GIVEN MATERIAL>
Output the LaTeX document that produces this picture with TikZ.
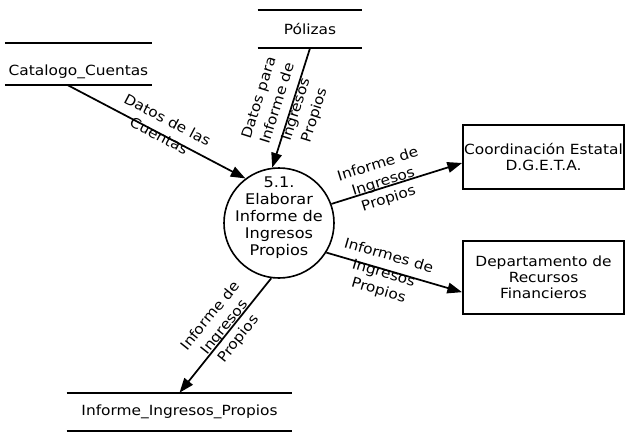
\documentclass[tikz,border=0pt]{standalone}
\usepackage{fontspec}
\setmainfont[FakeStretch=1.1]{DejaVu Sans}
\usetikzlibrary{arrows.meta}

\tikzset{
  almacen/.style={minimum width=#1, minimum height=28.5pt, inner sep=0pt},
  entidad/.style={draw, line width=1.2pt, minimum width=121pt, align=center, inner sep=0pt},
  proceso/.style={draw, circle, line width=1.2pt, minimum size=82.5pt, align=center, inner sep=-10pt,
    font=\fontsize{11}{12.75}\selectfont, text depth=10pt},
  flujo/.style={line width=1.3pt, -{Triangle[length=11pt,width=8pt]}},
  etiqueta/.style={sloped, align=center, inner sep=1pt, anchor=center, font=\fontsize{10.5}{13.5}\selectfont}
}

\begin{document}
\begin{tikzpicture}[x=0.75pt,y=-0.75pt,font=\fontsize{10.5}{12}\selectfont]
        \useasboundingbox (0,0) rectangle (625,432);
        \node[almacen=110pt, minimum height=31.5pt, text height=19pt, text depth=2.5pt] (cat) at (78.5,64) {Catalogo\_Cuentas};
        \node[almacen=78pt] (pol) at (310,29) {Pólizas};
        \node[almacen=169pt] (inf) at (179.5,412) {Informe\_Ingresos\_Propios};
        \node[proceso] (proc) at (279,223) {5.1.\\Elaborar\\Informe de\\Ingresos\\Propios};
        \node[entidad, minimum height=48pt] (coord) at (543.5,157) {Coordinación Estatal\\D.G.E.T.A.};
        \node[entidad, minimum height=55pt] (dept) at (543.5,277.5) {Departamento de\\Recursos\\Financieros};

        % lineas de los almacenes
        \foreach \a in {cat,pol,inf}{
                \draw[line width=1.2pt] (\a.north west) -- (\a.north east);
                \draw[line width=1.2pt] (\a.south west) -- (\a.south east);
        }

        % flujos de datos
        \draw[flujo] ([xshift=-7.9pt]cat.south) -- (proc.127)
                node[etiqueta, pos=0.52, yshift=5pt] {Datos de las\\Cuentas};
        \draw[flujo] (pol.south) -- (proc.97)
                node[etiqueta, pos=0.5, yshift=3pt, font=\fontsize{10.5}{14.5}\selectfont] {Datos para\\Informe de\\Ingresos\\Propios};
        \draw[flujo] (proc.20) -- ([yshift=-4.5pt]coord.west)
                node[etiqueta, pos=0.41, yshift=4pt] {Informe de\\Ingresos\\Propios};
        \draw[flujo] (proc.328) -- ([yshift=-11pt]dept.west)
                node[etiqueta, pos=0.43, yshift=-3pt] {Informes de\\Ingresos\\Propios};
        \draw[flujo] (proc.262) -- (inf.north)
                node[etiqueta, pos=0.46, yshift=4pt] {Informe de\\Ingresos\\Propios};
\end{tikzpicture}
\end{document}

GOAL>
Quote in full the listing given above; the images are to be left out.

ANSWER TO THE EXERCISE>
Output the LaTeX document that produces this picture with TikZ.
\documentclass[tikz,border=0pt]{standalone}
\usepackage{fontspec}
\setmainfont[FakeStretch=1.1]{DejaVu Sans}
\usetikzlibrary{arrows.meta}

\tikzset{
  almacen/.style={minimum width=#1, minimum height=28.5pt, inner sep=0pt},
  entidad/.style={draw, line width=1.2pt, minimum width=121pt, align=center, inner sep=0pt},
  proceso/.style={draw, circle, line width=1.2pt, minimum size=82.5pt, align=center, inner sep=-10pt,
    font=\fontsize{11}{12.75}\selectfont, text depth=10pt},
  flujo/.style={line width=1.3pt, -{Triangle[length=11pt,width=8pt]}},
  etiqueta/.style={sloped, align=center, inner sep=1pt, anchor=center, font=\fontsize{10.5}{13.5}\selectfont}
}

\begin{document}
\begin{tikzpicture}[x=0.75pt,y=-0.75pt,font=\fontsize{10.5}{12}\selectfont]
        \useasboundingbox (0,0) rectangle (625,432);
        \node[almacen=110pt, minimum height=31.5pt, text height=19pt, text depth=2.5pt] (cat) at (78.5,64) {Catalogo\_Cuentas};
        \node[almacen=78pt] (pol) at (310,29) {Pólizas};
        \node[almacen=169pt] (inf) at (179.5,412) {Informe\_Ingresos\_Propios};
        \node[proceso] (proc) at (279,223) {5.1.\\Elaborar\\Informe de\\Ingresos\\Propios};
        \node[entidad, minimum height=48pt] (coord) at (543.5,157) {Coordinación Estatal\\D.G.E.T.A.};
        \node[entidad, minimum height=55pt] (dept) at (543.5,277.5) {Departamento de\\Recursos\\Financieros};

        % lineas de los almacenes
        \foreach \a in {cat,pol,inf}{
                \draw[line width=1.2pt] (\a.north west) -- (\a.north east);
                \draw[line width=1.2pt] (\a.south west) -- (\a.south east);
        }

        % flujos de datos
        \draw[flujo] ([xshift=-7.9pt]cat.south) -- (proc.127)
                node[etiqueta, pos=0.52, yshift=5pt] {Datos de las\\Cuentas};
        \draw[flujo] (pol.south) -- (proc.97)
                node[etiqueta, pos=0.5, yshift=3pt, font=\fontsize{10.5}{14.5}\selectfont] {Datos para\\Informe de\\Ingresos\\Propios};
        \draw[flujo] (proc.20) -- ([yshift=-4.5pt]coord.west)
                node[etiqueta, pos=0.41, yshift=4pt] {Informe de\\Ingresos\\Propios};
        \draw[flujo] (proc.328) -- ([yshift=-11pt]dept.west)
                node[etiqueta, pos=0.43, yshift=-3pt] {Informes de\\Ingresos\\Propios};
        \draw[flujo] (proc.262) -- (inf.north)
                node[etiqueta, pos=0.46, yshift=4pt] {Informe de\\Ingresos\\Propios};
\end{tikzpicture}
\end{document}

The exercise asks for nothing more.